Some, with obvious dollar-addled brain, even spin of a PDP committee that voted in its conclave with Nyesom Wike winning the 17-member committee ballot. What a jejune spin of the most unintelligent order. The PDP leadership was clear on the mandate of the committee. Get us three names especially from the south-south (the strongest PDP zone in the south). Nobody asked the committee to vote to pick one candidate ahead of others. It’s not their brief to make the choice but to nominate three likely candidates. Their job is advisory as is the duty of the PDP leadership – National Working Committee, (NWC), Board of Trustees (BoT) and others. The responsibility of picking a running mate is clearly that of the Presidential candidate. Mischief and mercantilism often blind men to law and logic. But the mob should be reminded that Section 142(1) of the 1999 constitution as amended is unambiguous in this instance. It states clearly: “In any election to which the foregoing provisions of this Part of this Chapter relate, a candidate for an election to the office of President shall not be deemed to be validly nominated unless he nominates another candidate as his associate from the same political party for his running for the office of President, who is to occupy the office of Vice-President and that candidate shall be deemed to have been duly elected to the office of Vice-President if the candidate for an election to the office of President, who nominated him as such associate is duly elected as President in accordance with the provisions aforesaid.”
This is the law. The PDP leadership in its wisdom knew this and only asked the committee to nominate three candidates, and not to narrow its decision to one candidate. The Constitution says Atiku has the sole honour and privilege to pick a running mate, not a committee, not even the party leadership. Atiku working with the party’s topmost hierarchy is because democracy is fed fat and robust by consultation. The likes of Governor Samuel Ortom and others on the runway of a dubious thesis that Atiku ought to have picked their choice, in this case – Governor Nyesom Wike – do no good to the tenets of democracy which is always anchored on the rule of law, not the rule of a mob. The three nominees – Okowa, Wike and Udom Emmanuel of Akwa Ibom – are all eminently qualified for the position. They are loyal party men, high-performers in their respective states, all within the same age bracket and all appeal to both the youths and the old. But only one person takes the cake. Even Atiku confessed that it was a hard decision to take given the qualities of the nominees.

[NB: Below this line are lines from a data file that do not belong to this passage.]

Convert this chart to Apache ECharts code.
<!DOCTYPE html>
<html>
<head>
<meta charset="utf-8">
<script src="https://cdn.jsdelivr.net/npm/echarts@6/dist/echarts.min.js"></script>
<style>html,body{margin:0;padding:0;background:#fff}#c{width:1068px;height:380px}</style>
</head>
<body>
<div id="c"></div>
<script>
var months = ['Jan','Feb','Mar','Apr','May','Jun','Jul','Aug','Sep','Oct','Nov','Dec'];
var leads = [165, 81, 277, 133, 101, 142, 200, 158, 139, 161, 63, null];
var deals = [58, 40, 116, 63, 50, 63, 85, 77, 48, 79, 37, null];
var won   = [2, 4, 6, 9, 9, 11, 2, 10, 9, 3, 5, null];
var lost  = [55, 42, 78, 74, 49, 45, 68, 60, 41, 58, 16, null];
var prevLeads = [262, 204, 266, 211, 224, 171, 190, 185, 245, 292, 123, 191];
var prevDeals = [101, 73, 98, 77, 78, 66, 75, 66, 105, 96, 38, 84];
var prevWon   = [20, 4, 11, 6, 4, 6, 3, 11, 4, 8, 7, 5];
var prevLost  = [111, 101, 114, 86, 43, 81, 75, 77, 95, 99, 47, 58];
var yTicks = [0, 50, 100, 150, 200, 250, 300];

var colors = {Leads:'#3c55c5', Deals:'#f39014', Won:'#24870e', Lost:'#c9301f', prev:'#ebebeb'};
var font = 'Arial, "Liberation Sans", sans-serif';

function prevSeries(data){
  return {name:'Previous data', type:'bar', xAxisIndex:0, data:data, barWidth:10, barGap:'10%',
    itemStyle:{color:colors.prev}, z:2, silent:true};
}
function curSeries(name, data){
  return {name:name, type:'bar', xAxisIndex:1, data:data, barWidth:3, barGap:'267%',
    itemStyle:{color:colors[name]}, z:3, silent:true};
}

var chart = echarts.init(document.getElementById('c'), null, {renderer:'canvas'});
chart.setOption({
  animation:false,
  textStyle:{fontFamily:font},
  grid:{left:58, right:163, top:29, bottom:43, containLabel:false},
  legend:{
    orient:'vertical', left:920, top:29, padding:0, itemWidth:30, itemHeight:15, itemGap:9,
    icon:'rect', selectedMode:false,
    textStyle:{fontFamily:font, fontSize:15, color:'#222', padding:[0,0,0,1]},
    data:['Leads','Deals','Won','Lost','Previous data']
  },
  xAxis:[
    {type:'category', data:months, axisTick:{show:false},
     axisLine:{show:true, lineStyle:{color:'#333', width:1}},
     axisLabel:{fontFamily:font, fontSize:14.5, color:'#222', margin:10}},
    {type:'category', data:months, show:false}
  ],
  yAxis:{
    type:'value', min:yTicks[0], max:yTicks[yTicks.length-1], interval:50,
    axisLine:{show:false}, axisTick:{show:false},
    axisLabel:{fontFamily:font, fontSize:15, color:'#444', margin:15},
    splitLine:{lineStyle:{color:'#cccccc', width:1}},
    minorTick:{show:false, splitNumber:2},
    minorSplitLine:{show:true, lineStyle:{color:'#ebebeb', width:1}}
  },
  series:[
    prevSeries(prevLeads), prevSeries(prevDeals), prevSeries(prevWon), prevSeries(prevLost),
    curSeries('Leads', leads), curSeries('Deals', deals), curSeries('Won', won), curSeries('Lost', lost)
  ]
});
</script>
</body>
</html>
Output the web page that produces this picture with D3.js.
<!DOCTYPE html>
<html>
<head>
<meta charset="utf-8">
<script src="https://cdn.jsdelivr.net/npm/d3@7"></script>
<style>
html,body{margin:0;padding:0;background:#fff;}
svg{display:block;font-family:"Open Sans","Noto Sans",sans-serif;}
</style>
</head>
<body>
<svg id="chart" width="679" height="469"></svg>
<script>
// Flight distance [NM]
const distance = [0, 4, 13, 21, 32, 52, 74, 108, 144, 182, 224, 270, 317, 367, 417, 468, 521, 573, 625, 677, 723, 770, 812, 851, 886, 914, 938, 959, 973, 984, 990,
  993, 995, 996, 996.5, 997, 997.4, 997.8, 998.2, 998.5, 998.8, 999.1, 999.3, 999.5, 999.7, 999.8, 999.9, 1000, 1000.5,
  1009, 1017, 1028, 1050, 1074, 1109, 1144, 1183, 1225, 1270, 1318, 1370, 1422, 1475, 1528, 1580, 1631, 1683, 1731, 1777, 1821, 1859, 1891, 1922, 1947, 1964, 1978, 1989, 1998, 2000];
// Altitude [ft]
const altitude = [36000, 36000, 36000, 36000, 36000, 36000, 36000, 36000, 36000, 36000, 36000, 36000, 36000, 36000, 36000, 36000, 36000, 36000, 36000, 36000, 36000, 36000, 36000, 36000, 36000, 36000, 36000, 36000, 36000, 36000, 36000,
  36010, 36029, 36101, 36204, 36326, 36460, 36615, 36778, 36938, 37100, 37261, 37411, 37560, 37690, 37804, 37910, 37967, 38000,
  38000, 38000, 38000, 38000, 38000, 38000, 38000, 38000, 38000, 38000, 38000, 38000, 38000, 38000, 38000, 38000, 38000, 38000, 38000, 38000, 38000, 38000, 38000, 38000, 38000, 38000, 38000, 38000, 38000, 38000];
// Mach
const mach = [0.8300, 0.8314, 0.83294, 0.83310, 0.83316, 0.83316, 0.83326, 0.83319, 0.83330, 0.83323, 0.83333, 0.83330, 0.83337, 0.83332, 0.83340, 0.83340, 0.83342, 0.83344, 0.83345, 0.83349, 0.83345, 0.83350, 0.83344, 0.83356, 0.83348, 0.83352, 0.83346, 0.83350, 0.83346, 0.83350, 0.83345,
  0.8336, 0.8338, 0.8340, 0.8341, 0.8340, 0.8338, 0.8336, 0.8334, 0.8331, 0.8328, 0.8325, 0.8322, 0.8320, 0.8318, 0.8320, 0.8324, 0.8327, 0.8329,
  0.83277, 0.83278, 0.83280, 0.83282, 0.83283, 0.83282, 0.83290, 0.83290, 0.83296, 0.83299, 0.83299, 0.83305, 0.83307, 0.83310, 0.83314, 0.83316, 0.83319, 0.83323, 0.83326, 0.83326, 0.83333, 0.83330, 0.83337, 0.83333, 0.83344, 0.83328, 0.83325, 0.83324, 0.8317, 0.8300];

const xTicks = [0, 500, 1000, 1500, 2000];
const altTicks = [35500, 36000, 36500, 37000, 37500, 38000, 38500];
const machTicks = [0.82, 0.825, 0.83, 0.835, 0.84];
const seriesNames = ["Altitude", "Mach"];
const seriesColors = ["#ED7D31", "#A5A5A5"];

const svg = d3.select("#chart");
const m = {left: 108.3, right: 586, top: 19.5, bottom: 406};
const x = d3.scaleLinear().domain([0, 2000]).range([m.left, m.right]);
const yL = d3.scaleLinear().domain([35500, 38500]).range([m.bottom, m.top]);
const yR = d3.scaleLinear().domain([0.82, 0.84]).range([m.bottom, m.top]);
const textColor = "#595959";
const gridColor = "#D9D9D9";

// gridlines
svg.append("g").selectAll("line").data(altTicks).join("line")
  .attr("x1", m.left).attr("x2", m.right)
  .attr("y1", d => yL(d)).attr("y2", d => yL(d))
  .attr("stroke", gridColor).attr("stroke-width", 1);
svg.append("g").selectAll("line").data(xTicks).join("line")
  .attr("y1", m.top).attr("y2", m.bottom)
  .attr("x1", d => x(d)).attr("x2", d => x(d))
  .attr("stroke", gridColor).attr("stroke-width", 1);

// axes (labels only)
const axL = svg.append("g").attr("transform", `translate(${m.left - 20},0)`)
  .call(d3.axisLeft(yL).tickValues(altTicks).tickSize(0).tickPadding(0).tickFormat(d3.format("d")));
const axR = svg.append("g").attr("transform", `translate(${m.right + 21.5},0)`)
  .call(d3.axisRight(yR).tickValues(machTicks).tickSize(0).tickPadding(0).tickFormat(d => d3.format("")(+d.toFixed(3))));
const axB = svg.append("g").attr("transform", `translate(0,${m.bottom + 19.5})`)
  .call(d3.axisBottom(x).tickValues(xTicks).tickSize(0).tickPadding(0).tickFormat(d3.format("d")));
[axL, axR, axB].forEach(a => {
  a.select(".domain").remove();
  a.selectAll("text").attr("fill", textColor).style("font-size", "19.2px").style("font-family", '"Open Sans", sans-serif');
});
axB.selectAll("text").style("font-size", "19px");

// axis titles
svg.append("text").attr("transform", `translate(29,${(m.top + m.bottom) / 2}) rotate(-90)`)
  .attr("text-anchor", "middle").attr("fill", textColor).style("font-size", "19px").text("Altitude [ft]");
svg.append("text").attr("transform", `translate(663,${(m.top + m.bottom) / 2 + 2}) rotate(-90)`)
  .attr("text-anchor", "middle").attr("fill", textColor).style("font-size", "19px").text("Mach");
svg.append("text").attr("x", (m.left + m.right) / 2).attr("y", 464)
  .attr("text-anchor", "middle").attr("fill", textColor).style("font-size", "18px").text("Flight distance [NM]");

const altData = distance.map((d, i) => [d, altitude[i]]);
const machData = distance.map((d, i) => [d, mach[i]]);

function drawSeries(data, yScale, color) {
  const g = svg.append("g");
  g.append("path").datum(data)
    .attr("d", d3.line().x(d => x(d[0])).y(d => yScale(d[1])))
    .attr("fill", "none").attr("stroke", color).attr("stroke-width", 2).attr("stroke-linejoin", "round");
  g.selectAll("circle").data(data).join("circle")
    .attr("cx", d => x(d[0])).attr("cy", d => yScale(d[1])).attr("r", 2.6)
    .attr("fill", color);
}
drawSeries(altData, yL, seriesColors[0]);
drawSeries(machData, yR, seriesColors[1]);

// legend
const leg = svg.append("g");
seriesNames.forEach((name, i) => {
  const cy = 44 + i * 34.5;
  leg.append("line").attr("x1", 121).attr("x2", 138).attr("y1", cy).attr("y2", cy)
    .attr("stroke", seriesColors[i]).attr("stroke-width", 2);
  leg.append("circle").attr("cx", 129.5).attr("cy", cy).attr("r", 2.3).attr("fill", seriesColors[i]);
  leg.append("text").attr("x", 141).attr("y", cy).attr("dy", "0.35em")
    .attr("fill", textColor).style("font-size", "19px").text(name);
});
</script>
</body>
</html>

In the context of contemporary Nigeria, the cap fits Okowa. His antecedents lend him to the new status. In his seven years as governor of Delta, he has evolved a culture of peace in a state that was once a hotbed of violence and communal crisis. In seven years, he has moved the state from the 4th largest producer of crude oil to the number one position which translates to more money for Nigeria. He has improved quality and quantity of education and healthcare, making Delta one of the top states in human development index. His active youth engagement through empowerment and skills acquisition stands him out as a productivity-focused leader.
Okowa is the fit man for Atiku. At this time when Nigeria needs to tame the beast of insecurity, the Okowa template for peace which he has deployed in Delta with positive results, is what is needed at the centre. For sound economic growth, national harmony and a fresh lease in infrastructure, industrialization and youth empowerment, Okowa comes primed for the huge task. Atiku got his ideal man.